Monday, November 13, 2006

Studio 60, Season 1: The Culture Wars

This weekend found me working my way through my DVR backlog, catching up on last week's crop of new episodes, when I got to the latest episode of "Studio 60 on the Sunset Strip". I never look forward to watching this show the way I do "Lost" or the way I used to with "Smallville", but nonetheless I record it every week, knowing that it can get better, and hoping that it will.

I started watching this show largely because of its pedigree. I will watch anything, just on general principle, if it is brought to us by the same people who created "Sports Night" and "The West Wing". But the goodwill these guys have created with me is almost used up.

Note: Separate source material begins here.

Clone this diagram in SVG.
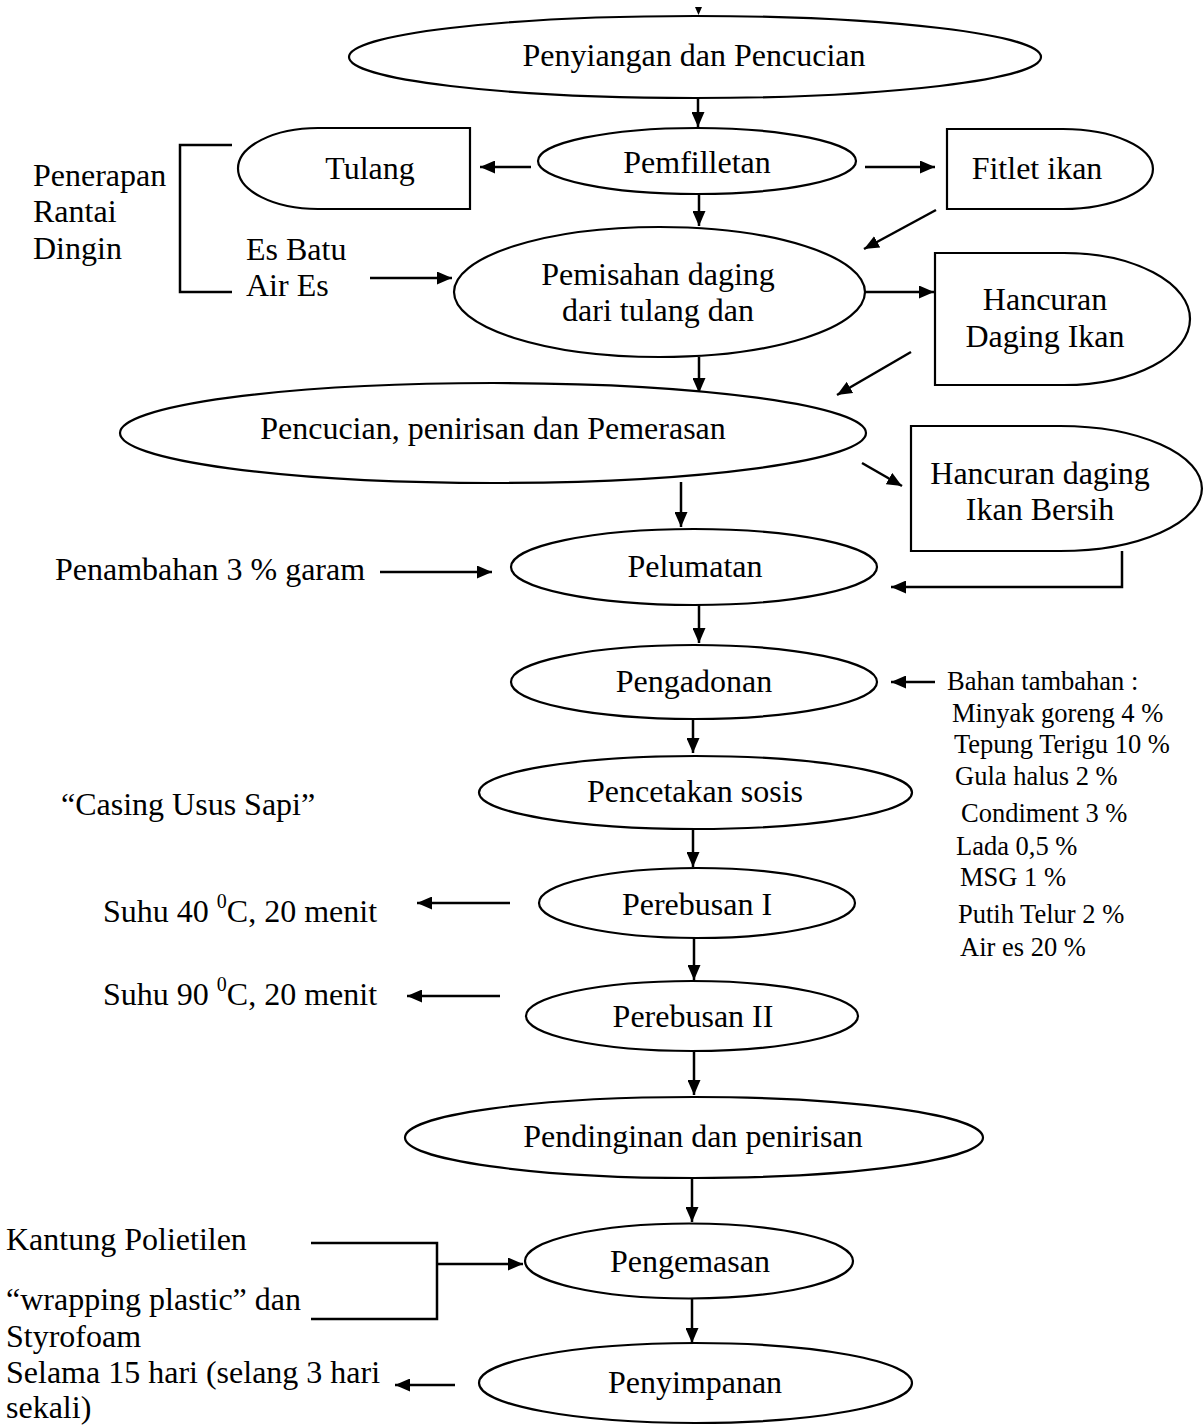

Enough with the Hollywood vs. Religious Right theme! It was a decent idea for a story or two, but in no way should it be used as the base premise for the series, and that's where it feels like this show is going. It worked well when they used it as the plot device for the first couple episodes, but now it seems like every week the whole religion thing is either the plot or sub-plot of the show. Not only does this theme appear in virtually every episode, but the sketch show within the show has a religion-related sketch every week as well. Ironic? No. Overly redundant, boring and ridiculous? Yes.

One of Sorkin's minor drawbacks, as evidenced in both "Sports Night" and "The West Wing", is that he can fall into "preachy" pretty quick. This becomes a major drawback when the stories lend themselves to this week after week.

The show does draw some critical raves and it should; it is well acted, well written, and mildly entertaining for the most part. Most reviewers agree that the major drawback is how unfunny the SNL type show within a show is. Tim Cuprisin from the Milwaukee Journal-Sentinel has an article out today that focuses on this and a couple other problems he has with the show.

Regardless, the show has been picked up for a full season (read the AP story here), so hopefully the writers will start to work out the kinks and concentrate on making a must-watch show rather than a weekly rant against the religious right that people watch out of faith in the creators. Now that's ironic.